Stand firm against pressure

XXIIII.

Nititur in pondus palma, & consurgit in arcum,
Quo magis & premitur, hoc mage tollit onus.[1]
Fert & odoratas bellaria dulcia glandes,[2]
Queis mensas inter primus habetur honos.
I puer, & reptans ramis has collige, mentis
Qui constantis erit, praemia digna feret.

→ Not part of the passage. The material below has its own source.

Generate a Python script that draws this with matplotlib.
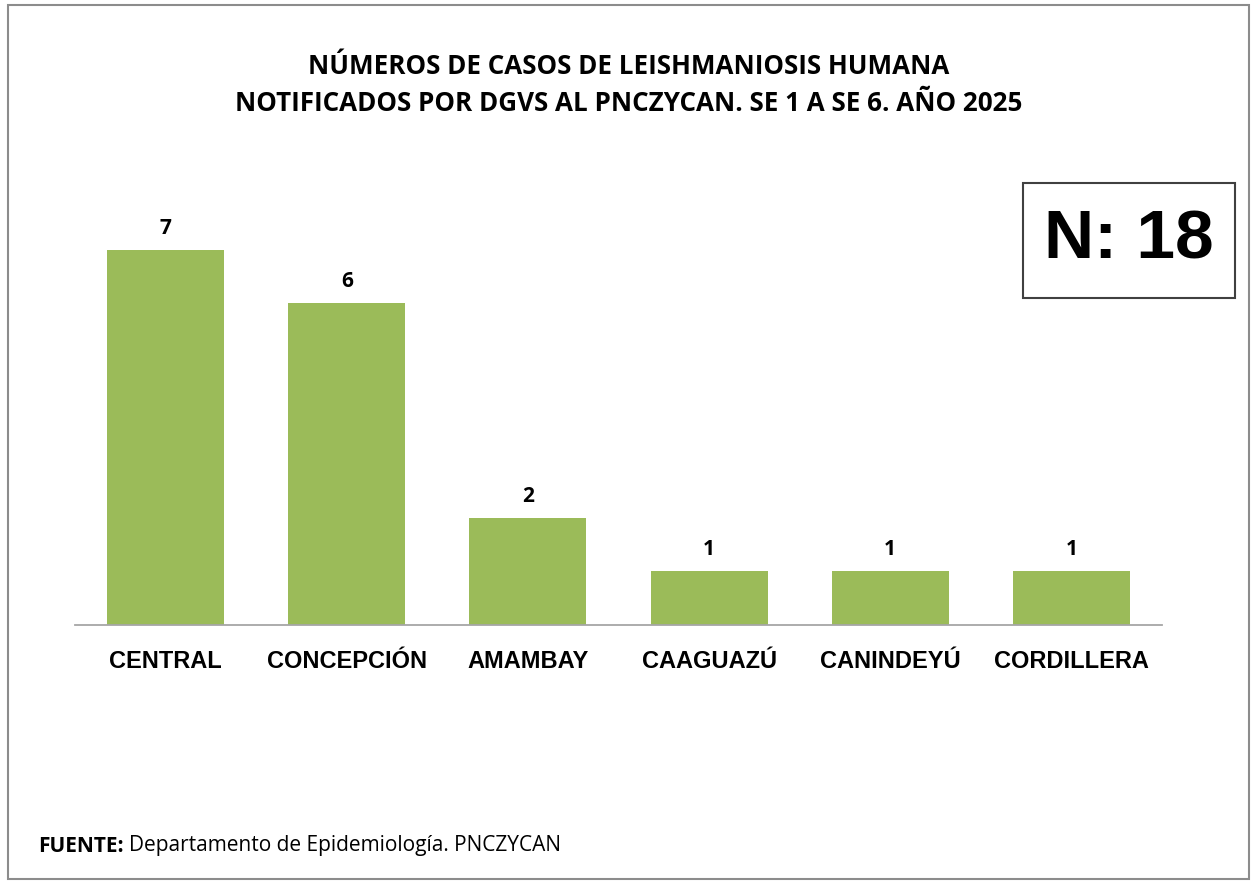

The wood of the palm-tree counteracts a weight and rises up into an arch. The heavier the burden pressing it down, the more it lifts it up. The palm-tree also bears fragrant dates, sweet dainties much valued when served at table. Go, boy, edge your way along the branches and gather them. The man who shows a resolute spirit will receive an appropriate reward.

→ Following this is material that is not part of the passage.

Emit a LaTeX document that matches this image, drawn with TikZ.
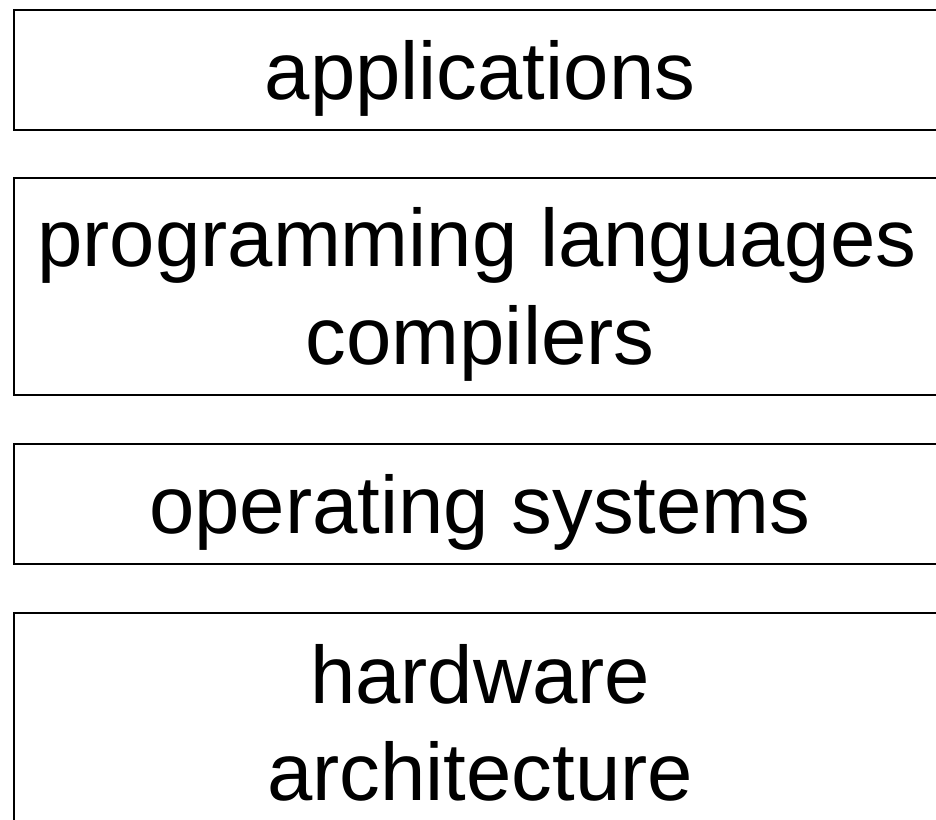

Link to an image of this pageLink to an image of this page †[D6r p59]

S’endurcir a ce qui resiste.

XXIIII.

Le palme chasse sa voicture,
Et resiste au poix qu’il supporte:
Enfant donc de bonne nature,
Pense quel signe ce rapporte:
Pends toy aux raimes & fruict quil porte:
C’est que soys constant a la letre:
Car qui plus charge & rompt sa porte,
En plus hault estat se voit estre.

Notes:

1.The reaction of palm to a heavy weight is mentioned in various ancient sources, e.g. Pliny, Natural History 16.81.223; Aulus Gellius, Noctes Atticae 3.6. See also Erasmus, Parabolae p.263. It probably refers to a plank of palm-wood, rather than a branch of the living tree. A similar image is used in La Perriere, Morosophie, no. 83 ([FLPb083]).

2.See Erasmus, Parabolae p.241: ‘the palm-tree, having bark with knife-sharp edges, is difficult to climb, but it bears delicious fruit’.